![]() A demolition crew broke down the brick exterior of the former St. Joseph School Wednesday. The land is being cleared for a new Catholic church to replace the current St. Joseph Church, although a construction date is not yet set. [Click to enlarge] |
St. Joseph School, completed in 1905, was torn down to make way for a new Catholic church.
A handful of the more than 2,000 students that studied in the building's classrooms gathered Wednesday to take pictures and watch the school be reduced to a pile of rubble.
![]() The name "St. Josephs School" graced the school building for more than 100 years, a sign of the school's religious heritage. The name stone was salvaged during the demolition process Wednesday morning, along with the cornerstone. [Click to enlarge] |
Weeks ago, crews removed the asbestos, the roof and much of the internal construction of the building. Wednesday's demolition barely took three hours.
"It started about 8 a.m. and by 11 a.m. it was down to the foundation stones," Richter said.

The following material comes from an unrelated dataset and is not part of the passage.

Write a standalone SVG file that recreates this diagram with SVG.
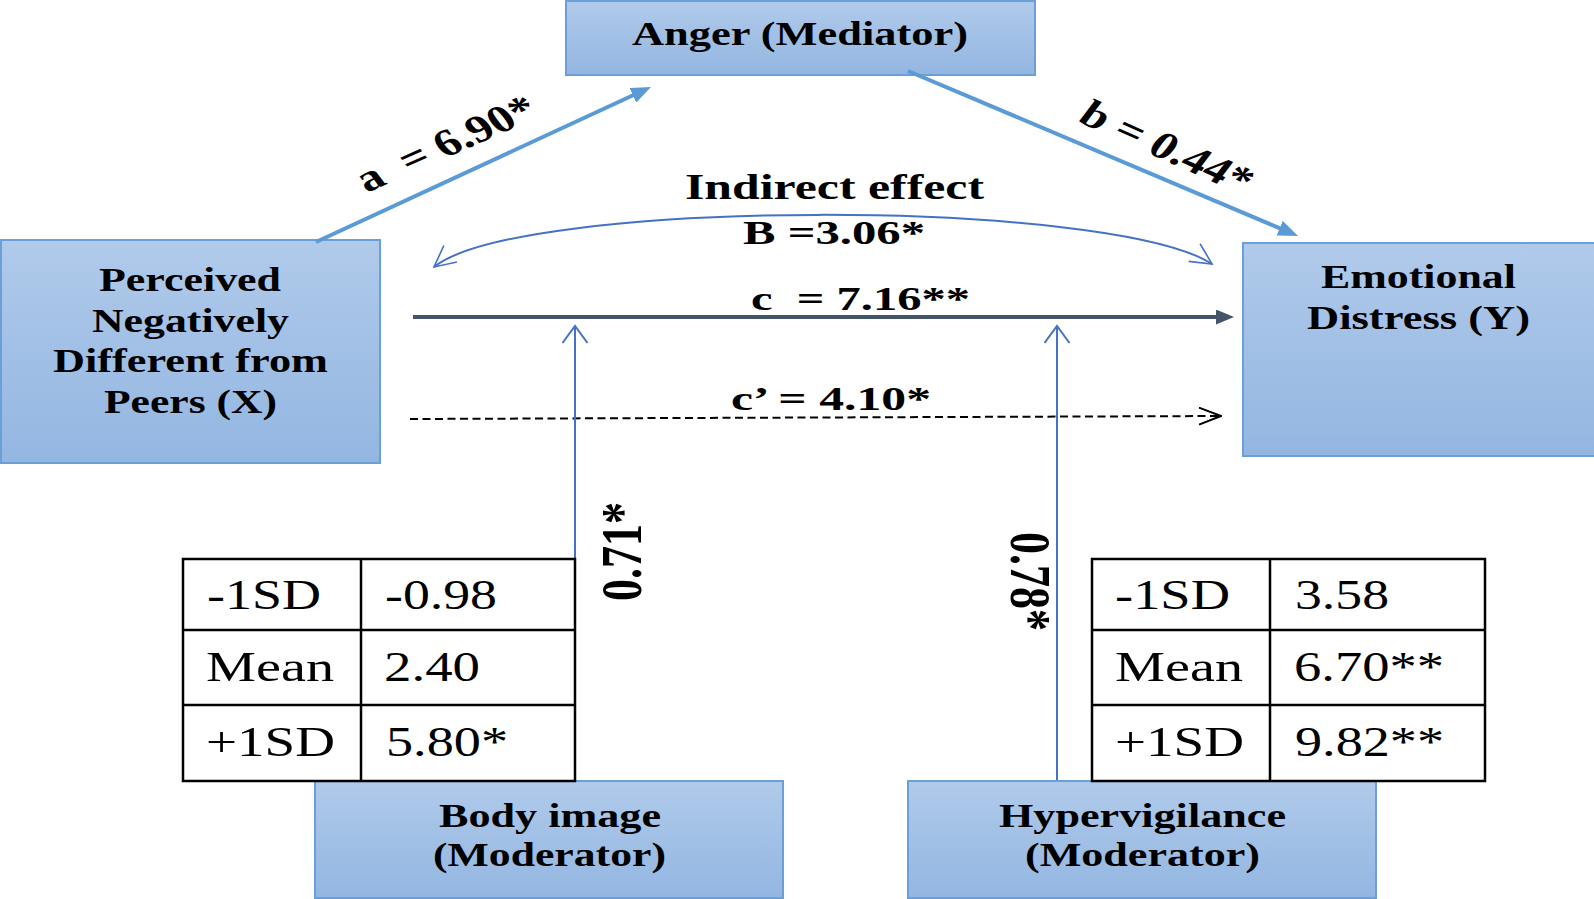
<svg xmlns="http://www.w3.org/2000/svg" width="1594" height="899" viewBox="0 0 1594 899">
<style>
.box { fill: url(#boxg); stroke: #6A9FD8; stroke-width: 2; }
.lb { font-family: "Liberation Serif", "Times New Roman", serif; font-weight: bold; font-size: 34px; fill: #000; white-space: pre; }
.tb { font-family: "Liberation Serif", "Times New Roman", serif; font-size: 42px; fill: #000; white-space: pre; }
.tbl { fill: #fff; stroke: #000; stroke-width: 2.5; }
.tl { stroke: #000; stroke-width: 2.5; }
.blue { stroke: #5B9BD5; stroke-width: 4; fill: none; }
.thin { stroke: #4472C4; stroke-width: 2; fill: none; }
</style>
<defs>
<linearGradient id="boxg" x1="0" y1="0" x2="0" y2="1">
<stop offset="0" stop-color="#B0CAEA"/>
<stop offset="1" stop-color="#93B6E1"/>
</linearGradient>
<marker id="mBlue" viewBox="0 0 20 16" refX="8" refY="8" markerWidth="20" markerHeight="16" markerUnits="userSpaceOnUse" orient="auto">
<path d="M0,0 L20,8 L0,16 z" fill="#5B9BD5"/>
</marker>
<marker id="mDark" viewBox="0 0 18 15" refX="8" refY="7.5" markerWidth="18" markerHeight="15" markerUnits="userSpaceOnUse" orient="auto">
<path d="M0,0 L18,7.5 L0,15 z" fill="#44546A"/>
</marker>
<marker id="mOpenBlack" viewBox="-1 -1 24 19" refX="22" refY="8.5" markerWidth="24" markerHeight="19" markerUnits="userSpaceOnUse" orient="auto">
<path d="M0,0 L22,8.5 L0,17" fill="none" stroke="#000" stroke-width="2" stroke-dasharray="none"/>
</marker>
<marker id="mOpenBlue" viewBox="-1 -1 20 27" refX="17" refY="12.5" markerWidth="20" markerHeight="27" markerUnits="userSpaceOnUse" orient="auto">
<path d="M0,0 L17,12.5 L0,25" fill="none" stroke="#4472C4" stroke-width="2"/>
</marker>
<marker id="mCurve" viewBox="-1 -1 24 24" refX="21" refY="11" markerWidth="24" markerHeight="24" markerUnits="userSpaceOnUse" orient="auto-start-reverse">
<path d="M0,0.5 L21,11 L0,21.5" fill="none" stroke="#4472C4" stroke-width="1.6"/>
</marker>
</defs>
<rect width="1594" height="899" fill="#fff"/>

<g id="node-anger">
<rect class="box" x="566" y="1" width="469" height="74"/>
<text class="lb" x="632" y="45" textLength="336" lengthAdjust="spacingAndGlyphs">Anger (Mediator)</text>
</g>
<g id="node-x">
<rect class="box" x="1" y="240" width="379" height="223"/>
<text class="lb" x="99" y="291" textLength="182" lengthAdjust="spacingAndGlyphs">Perceived</text>
<text class="lb" x="92" y="332" textLength="197" lengthAdjust="spacingAndGlyphs">Negatively</text>
<text class="lb" x="53" y="372" textLength="275" lengthAdjust="spacingAndGlyphs">Different from</text>
<text class="lb" x="104" y="413" textLength="173" lengthAdjust="spacingAndGlyphs">Peers (X)</text>
</g>
<g id="node-y">
<rect class="box" x="1243" y="243" width="356" height="213"/>
<text class="lb" x="1321" y="288" textLength="195" lengthAdjust="spacingAndGlyphs">Emotional</text>
<text class="lb" x="1307" y="329" textLength="223" lengthAdjust="spacingAndGlyphs">Distress (Y)</text>
</g>

<g id="connectors">
<line class="blue" x1="316" y1="242" x2="640.1" y2="92" marker-end="url(#mBlue)"/>
<line class="blue" x1="908" y1="71" x2="1287" y2="231.3" marker-end="url(#mBlue)"/>
<path class="thin" stroke-width="1.6" d="M434,267 C520,198 1110,198 1212,264" marker-start="url(#mCurve)" marker-end="url(#mCurve)"/>
<line x1="413" y1="317" x2="1224" y2="317" stroke="#44546A" stroke-width="4" marker-end="url(#mDark)"/>
<line x1="410" y1="419" x2="1221" y2="416" stroke="#000" stroke-width="2" stroke-dasharray="8,4.5" marker-end="url(#mOpenBlack)"/>
<line class="thin" x1="575" y1="781" x2="575" y2="326" marker-end="url(#mOpenBlue)"/>
<line class="thin" x1="1057" y1="781" x2="1057" y2="326" marker-end="url(#mOpenBlue)"/>
</g>

<g id="edge-labels">
<text class="lb" style="font-size:38px" transform="translate(367,193) scale(1.3,1) rotate(-30)">a  = 6.90*</text>
<text class="lb" style="font-size:38px" transform="translate(1076,121) scale(1.3,1) rotate(30)">b = 0.44*</text>
<text class="lb" style="font-size:35px" x="685" y="199" textLength="299" lengthAdjust="spacingAndGlyphs">Indirect effect</text>
<text class="lb" x="743" y="244" textLength="182" lengthAdjust="spacingAndGlyphs">B =3.06*</text>
<text class="lb" x="751" y="310" textLength="219" lengthAdjust="spacingAndGlyphs">c  = 7.16**</text>
<text class="lb" x="731" y="410" textLength="200" lengthAdjust="spacingAndGlyphs">c’ = 4.10*</text>
<text class="lb" style="font-size:44px" transform="translate(641,601) scale(1.29,1) rotate(-90)">0.71*</text>
<text class="lb" style="font-size:44px" transform="translate(1011,532) scale(1.29,1) rotate(90)">0.78*</text>
</g>

<g id="node-body">
<rect class="box" x="315" y="781" width="468" height="117"/>
<text class="lb" x="439" y="827" textLength="222" lengthAdjust="spacingAndGlyphs">Body image</text>
<text class="lb" x="433" y="866" textLength="233" lengthAdjust="spacingAndGlyphs">(Moderator)</text>
</g>
<g id="node-hyper">
<rect class="box" x="908" y="781" width="468" height="117"/>
<text class="lb" x="999" y="827" textLength="287" lengthAdjust="spacingAndGlyphs">Hypervigilance</text>
<text class="lb" x="1025" y="866" textLength="235" lengthAdjust="spacingAndGlyphs">(Moderator)</text>
</g>

<g id="table-body">
<rect class="tbl" x="183" y="559" width="392" height="222"/>
<line class="tl" x1="361" y1="559" x2="361" y2="781"/>
<line class="tl" x1="183" y1="630" x2="575" y2="630"/>
<line class="tl" x1="183" y1="705" x2="575" y2="705"/>
<text class="tb" x="207" y="609" textLength="114" lengthAdjust="spacingAndGlyphs">-1SD</text>
<text class="tb" x="385" y="609" textLength="112" lengthAdjust="spacingAndGlyphs">-0.98</text>
<text class="tb" x="206" y="681" textLength="128" lengthAdjust="spacingAndGlyphs">Mean</text>
<text class="tb" x="384" y="681" textLength="96" lengthAdjust="spacingAndGlyphs">2.40</text>
<text class="tb" x="206" y="756" textLength="129" lengthAdjust="spacingAndGlyphs">+1SD</text>
<text class="tb" x="386" y="756" textLength="122" lengthAdjust="spacingAndGlyphs">5.80*</text>
</g>
<g id="table-hyper">
<rect class="tbl" x="1092" y="559" width="393" height="222"/>
<line class="tl" x1="1270" y1="559" x2="1270" y2="781"/>
<line class="tl" x1="1092" y1="630" x2="1485" y2="630"/>
<line class="tl" x1="1092" y1="705" x2="1485" y2="705"/>
<text class="tb" x="1115" y="609" textLength="115" lengthAdjust="spacingAndGlyphs">-1SD</text>
<text class="tb" x="1295" y="609" textLength="94" lengthAdjust="spacingAndGlyphs">3.58</text>
<text class="tb" x="1115" y="681" textLength="128" lengthAdjust="spacingAndGlyphs">Mean</text>
<text class="tb" x="1294" y="681" textLength="150" lengthAdjust="spacingAndGlyphs">6.70**</text>
<text class="tb" x="1115" y="756" textLength="129" lengthAdjust="spacingAndGlyphs">+1SD</text>
<text class="tb" x="1295" y="756" textLength="149" lengthAdjust="spacingAndGlyphs">9.82**</text>
</g>
</svg>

![]() Bicycles lean against the St. Josephs School building when it was used as an elementary school in September 1978. The building housed fifth through eighth grade students until the spring of 1998. At that time, all students moved to the new addition at Gehlen Catholic School starting in the fall 1998. [Click to enlarge] |
"We'll probably open the cornerstone to see if there's anything in it," Richter said. "And the sign I imagine we'll use somehow in the outdoor patio area at the new church."
The cornerstone reads "1901," which is when construction began on the school. The $23,000 project was finished in 1905.
Sr. Joan Stoffel, who attended first through fifth grade at the school from 1939 to 1943, watched the demolition Wednesday with mixed emotions.
"It's demolition, yet it was an empty building. It would have been harder if it was being used for a school now," she said. "It's moving forward into the future, but it does hold a lot of memories."
She could point out where each classroom had been in the building.
"In the third grade room we had double desks -- the wood and iron ones -- where two children could sit at side by side," she said. "And the first grade room had a closed in porch. We had a sandbox there, and sometimes we'd do plays and have it fixed up like a zoo."
And once during recess in first grade, she remembered, she and about five other girls snuck away downtown, crossing the railroad tracks, to go buy penny candy.
"Of course we didn't get back in time. We five girls got sent to the princpal's office," she said with a smile. "I imagine that the sisters (the nuns that taught at the school) had a good laugh that night."
Connie Schnepf, who went to St. Joseph School in the 1960s, was in town Wednesday to visit her mother Alvina Neubel, and stopped to watch some of the demolition.
Schnepf has fond memories of the school, although she does remember the nuns who taught there as being "very strict."
"And there was a statue of St. Joseph next to the school. As a kid it seemed very large," Schnepf remembered. "I wore glasses then, and I didn't like wearing them, so one day at recess I set them on the statue."
When she went home from school that day, her mother asked her where her glasses were. Taking a trip back to school, Schnepf found that they were gone.
"I guess St. Joseph didn't take care of my glasses very well," she laughed.
During lunchtime at school, Schnepf remembers walking across the street to eat lunch at a friend's uncle and aunt's house. The playground was also a distance away.
"I don't think they had too many barriers as to where you could go," she said.
The playground was simple, she said. She remembers only a merry-go-round.
"Life was very simple then," she said. "We jumped rope, played on the merry-go-round and played four square, and marbles, too."
Schnepf, who now lives in Chicago, said that it might have been more emotional to see the school go down if she still lived in town.
"It sat empty there so long. I knew it was going to happen eventually," she said.
Before the site of the former school is entirely cleared, a group will come pick up the bricks that will be engraved and sold. Some of those bricks will be placed along Memory Lane at Gehlen Catholic School.
"Next week a contractor will haul away the remaining brick, which they have other uses for. At that point they'll take the foundation stone, too, which they also have use for," said Richter. "Very little of the building will go to a landfill."
The campaign for the new 28,000 square foot church, which will cost about $8 million, began in the spring of 2007 when a plan to consolidate six county Catholic churches was halted.
The new church will be built to replace St. Joseph Church, the oldest in the county. The building's soft brick and the need for building renovations spurred the decision.
Along with the old St. Joseph School, the parish's garage and rectory will also be demolished to make way for the new church.
The new facility will include a social hall and parish offices.
The construction date for the new church won't be set until further into the fundraising process.
The Diocese of Sioux City requires that 50 percent of the cash be on hand for construction to begin, Richter earlier noted that St. Joseph's Finance Council wants to have 70-75 percent of the cash on hand, roughly $6 million.
"The pledges are coming in very well. We have over $1.7 million in hand and $4.7 in pledges," Richter said. "That makes me optimistic that three years from now we could be starting construction."
While the parish is anticipating the construction of the new church, Richter said, that doesn't necessarily make seeing the old school go any easier.
"It's always sad to see a building like that go," he said.